## Collected data
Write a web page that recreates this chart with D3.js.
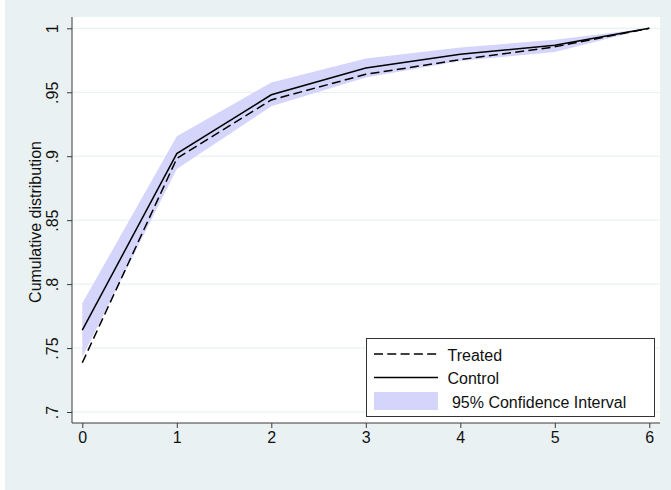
<!DOCTYPE html>
<html><head><meta charset="utf-8">
<script src="https://cdn.jsdelivr.net/npm/d3@7"></script>
<style>
html,body{margin:0;padding:0;background:#fff;}
svg{display:block;font-family:"Liberation Sans",Arial,Helvetica,sans-serif;}
</style></head>
<body><svg id="c" width="671" height="490"></svg>
<script>
const xValues = [0, 1, 2, 3, 4, 5, 6];
const treated = [0.7385, 0.8982, 0.9440, 0.9640, 0.9755, 0.9855, 1.0];
const control = [0.7640, 0.9020, 0.9480, 0.9690, 0.9797, 0.9867, 1.0];
const ciLower = [0.7430, 0.8900, 0.9390, 0.9615, 0.9745, 0.9815, 1.0];
const ciUpper = [0.7850, 0.9156, 0.9576, 0.9763, 0.9850, 0.9910, 1.0];
const xTicks = [0, 1, 2, 3, 4, 5, 6];
const yTicks = [0.7, 0.75, 0.8, 0.85, 0.9, 0.95, 1];
const yTickLabels = [".7", ".75", ".8", ".85", ".9", ".95", "1"];
const legendLabels = ["Treated", "Control", " 95% Confidence Interval"];

const svg = d3.select("#c");
const W = 671, H = 490;
const plot = {l: 72, r: 660, t: 17, b: 423};

svg.append("rect").attr("x", 5).attr("y", 0).attr("width", W - 5).attr("height", H).attr("fill", "#eaf1f3");
svg.append("rect").attr("x", plot.l).attr("y", plot.t).attr("width", plot.r - plot.l).attr("height", plot.b - plot.t).attr("fill", "#fff");

const x = d3.scaleLinear().domain([0, 6]).range([82.3, 649.3]);
const y = d3.scaleLinear().domain([0.7, 1]).range([412, 28.3]);

// grid
svg.append("g").selectAll("line").data(yTicks).join("line")
  .attr("x1", plot.l).attr("x2", plot.r)
  .attr("y1", d => y(d)).attr("y2", d => y(d))
  .attr("stroke", "#e4eef0").attr("stroke-width", 1);

const data = xValues.map((v, i) => ({x: v, t: treated[i], c: control[i], lo: ciLower[i], hi: ciUpper[i]}));

svg.append("path").datum(data)
  .attr("d", d3.area().x(d => x(d.x)).y0(d => y(d.lo)).y1(d => y(d.hi)))
  .attr("fill", "#d5d5fb");

svg.append("path").datum(data)
  .attr("d", d3.line().x(d => x(d.x)).y(d => y(d.c)))
  .attr("fill", "none").attr("stroke", "#000").attr("stroke-width", 1.5);

svg.append("path").datum(data)
  .attr("d", d3.line().x(d => x(d.x)).y(d => y(d.t)))
  .attr("fill", "none").attr("stroke", "#000").attr("stroke-width", 1.5)
  .attr("stroke-dasharray", "9,4.3");

// axes
const yAxis = svg.append("g").attr("transform", `translate(${plot.l},0)`)
  .call(d3.axisLeft(y).tickValues(yTicks).tickFormat((d, i) => yTickLabels[i]).tickSize(5).tickSizeOuter(0));
yAxis.select(".domain").attr("d", `M0,${plot.t}V${plot.b}`).attr("stroke", "#3a3a3a");
yAxis.selectAll(".tick line").attr("stroke", "#3a3a3a");
yAxis.selectAll(".tick text")
  .attr("font-size", 16).attr("fill", "#111")
  .attr("text-anchor", "middle")
  .attr("x", 0).attr("y", 0).attr("dy", 0)
  .attr("transform", "translate(-14,0) rotate(-90)");

const xAxis = svg.append("g").attr("transform", `translate(0,${plot.b})`)
  .call(d3.axisBottom(x).tickValues(xTicks).tickFormat(d3.format("d")).tickSize(5).tickSizeOuter(0));
xAxis.select(".domain").attr("d", `M${plot.l},0H${plot.r}`).attr("stroke", "#3a3a3a");
xAxis.selectAll(".tick line").attr("stroke", "#3a3a3a");
xAxis.selectAll(".tick text").attr("font-size", 16).attr("fill", "#111").attr("y", 9).attr("dy", "0.71em");

svg.append("text").attr("transform", `translate(41,${(plot.t + plot.b) / 2 + 2}) rotate(-90)`)
  .attr("text-anchor", "middle").attr("font-size", 16).attr("fill", "#111")
  .text("Cumulative distribution");

// legend
const lg = svg.append("g");
lg.append("rect").attr("x", 366.5).attr("y", 338.5).attr("width", 288).attr("height", 78)
  .attr("fill", "#fff").attr("stroke", "#333").attr("stroke-width", 1);
lg.append("line").attr("x1", 374).attr("x2", 438).attr("y1", 354).attr("y2", 354)
  .attr("stroke", "#000").attr("stroke-width", 1.5).attr("stroke-dasharray", "9,4.3");
lg.append("line").attr("x1", 374).attr("x2", 438).attr("y1", 377.5).attr("y2", 377.5)
  .attr("stroke", "#000").attr("stroke-width", 1.5);
lg.append("rect").attr("x", 374).attr("y", 392).attr("width", 64).attr("height", 18).attr("fill", "#d5d5fb");
const ly = [355, 378.5, 402];
lg.selectAll("text.l").data(legendLabels).join("text").attr("class", "l")
  .attr("x", 447.5).attr("y", (d, i) => ly[i]).attr("dy", "0.35em")
  .attr("font-size", 16).attr("fill", "#111")
  .style("white-space", "pre")
  .text(d => d);
</script></body></html>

## Given exercise
Restate the data above exactly, stripping out each image.

## Answer to this problem
Write a web page that recreates this chart with D3.js.
<!DOCTYPE html>
<html><head><meta charset="utf-8">
<script src="https://cdn.jsdelivr.net/npm/d3@7"></script>
<style>
html,body{margin:0;padding:0;background:#fff;}
svg{display:block;font-family:"Liberation Sans",Arial,Helvetica,sans-serif;}
</style></head>
<body><svg id="c" width="671" height="490"></svg>
<script>
const xValues = [0, 1, 2, 3, 4, 5, 6];
const treated = [0.7385, 0.8982, 0.9440, 0.9640, 0.9755, 0.9855, 1.0];
const control = [0.7640, 0.9020, 0.9480, 0.9690, 0.9797, 0.9867, 1.0];
const ciLower = [0.7430, 0.8900, 0.9390, 0.9615, 0.9745, 0.9815, 1.0];
const ciUpper = [0.7850, 0.9156, 0.9576, 0.9763, 0.9850, 0.9910, 1.0];
const xTicks = [0, 1, 2, 3, 4, 5, 6];
const yTicks = [0.7, 0.75, 0.8, 0.85, 0.9, 0.95, 1];
const yTickLabels = [".7", ".75", ".8", ".85", ".9", ".95", "1"];
const legendLabels = ["Treated", "Control", " 95% Confidence Interval"];

const svg = d3.select("#c");
const W = 671, H = 490;
const plot = {l: 72, r: 660, t: 17, b: 423};

svg.append("rect").attr("x", 5).attr("y", 0).attr("width", W - 5).attr("height", H).attr("fill", "#eaf1f3");
svg.append("rect").attr("x", plot.l).attr("y", plot.t).attr("width", plot.r - plot.l).attr("height", plot.b - plot.t).attr("fill", "#fff");

const x = d3.scaleLinear().domain([0, 6]).range([82.3, 649.3]);
const y = d3.scaleLinear().domain([0.7, 1]).range([412, 28.3]);

// grid
svg.append("g").selectAll("line").data(yTicks).join("line")
  .attr("x1", plot.l).attr("x2", plot.r)
  .attr("y1", d => y(d)).attr("y2", d => y(d))
  .attr("stroke", "#e4eef0").attr("stroke-width", 1);

const data = xValues.map((v, i) => ({x: v, t: treated[i], c: control[i], lo: ciLower[i], hi: ciUpper[i]}));

svg.append("path").datum(data)
  .attr("d", d3.area().x(d => x(d.x)).y0(d => y(d.lo)).y1(d => y(d.hi)))
  .attr("fill", "#d5d5fb");

svg.append("path").datum(data)
  .attr("d", d3.line().x(d => x(d.x)).y(d => y(d.c)))
  .attr("fill", "none").attr("stroke", "#000").attr("stroke-width", 1.5);

svg.append("path").datum(data)
  .attr("d", d3.line().x(d => x(d.x)).y(d => y(d.t)))
  .attr("fill", "none").attr("stroke", "#000").attr("stroke-width", 1.5)
  .attr("stroke-dasharray", "9,4.3");

// axes
const yAxis = svg.append("g").attr("transform", `translate(${plot.l},0)`)
  .call(d3.axisLeft(y).tickValues(yTicks).tickFormat((d, i) => yTickLabels[i]).tickSize(5).tickSizeOuter(0));
yAxis.select(".domain").attr("d", `M0,${plot.t}V${plot.b}`).attr("stroke", "#3a3a3a");
yAxis.selectAll(".tick line").attr("stroke", "#3a3a3a");
yAxis.selectAll(".tick text")
  .attr("font-size", 16).attr("fill", "#111")
  .attr("text-anchor", "middle")
  .attr("x", 0).attr("y", 0).attr("dy", 0)
  .attr("transform", "translate(-14,0) rotate(-90)");

const xAxis = svg.append("g").attr("transform", `translate(0,${plot.b})`)
  .call(d3.axisBottom(x).tickValues(xTicks).tickFormat(d3.format("d")).tickSize(5).tickSizeOuter(0));
xAxis.select(".domain").attr("d", `M${plot.l},0H${plot.r}`).attr("stroke", "#3a3a3a");
xAxis.selectAll(".tick line").attr("stroke", "#3a3a3a");
xAxis.selectAll(".tick text").attr("font-size", 16).attr("fill", "#111").attr("y", 9).attr("dy", "0.71em");

svg.append("text").attr("transform", `translate(41,${(plot.t + plot.b) / 2 + 2}) rotate(-90)`)
  .attr("text-anchor", "middle").attr("font-size", 16).attr("fill", "#111")
  .text("Cumulative distribution");

// legend
const lg = svg.append("g");
lg.append("rect").attr("x", 366.5).attr("y", 338.5).attr("width", 288).attr("height", 78)
  .attr("fill", "#fff").attr("stroke", "#333").attr("stroke-width", 1);
lg.append("line").attr("x1", 374).attr("x2", 438).attr("y1", 354).attr("y2", 354)
  .attr("stroke", "#000").attr("stroke-width", 1.5).attr("stroke-dasharray", "9,4.3");
lg.append("line").attr("x1", 374).attr("x2", 438).attr("y1", 377.5).attr("y2", 377.5)
  .attr("stroke", "#000").attr("stroke-width", 1.5);
lg.append("rect").attr("x", 374).attr("y", 392).attr("width", 64).attr("height", 18).attr("fill", "#d5d5fb");
const ly = [355, 378.5, 402];
lg.selectAll("text.l").data(legendLabels).join("text").attr("class", "l")
  .attr("x", 447.5).attr("y", (d, i) => ly[i]).attr("dy", "0.35em")
  .attr("font-size", 16).attr("fill", "#111")
  .style("white-space", "pre")
  .text(d => d);
</script></body></html>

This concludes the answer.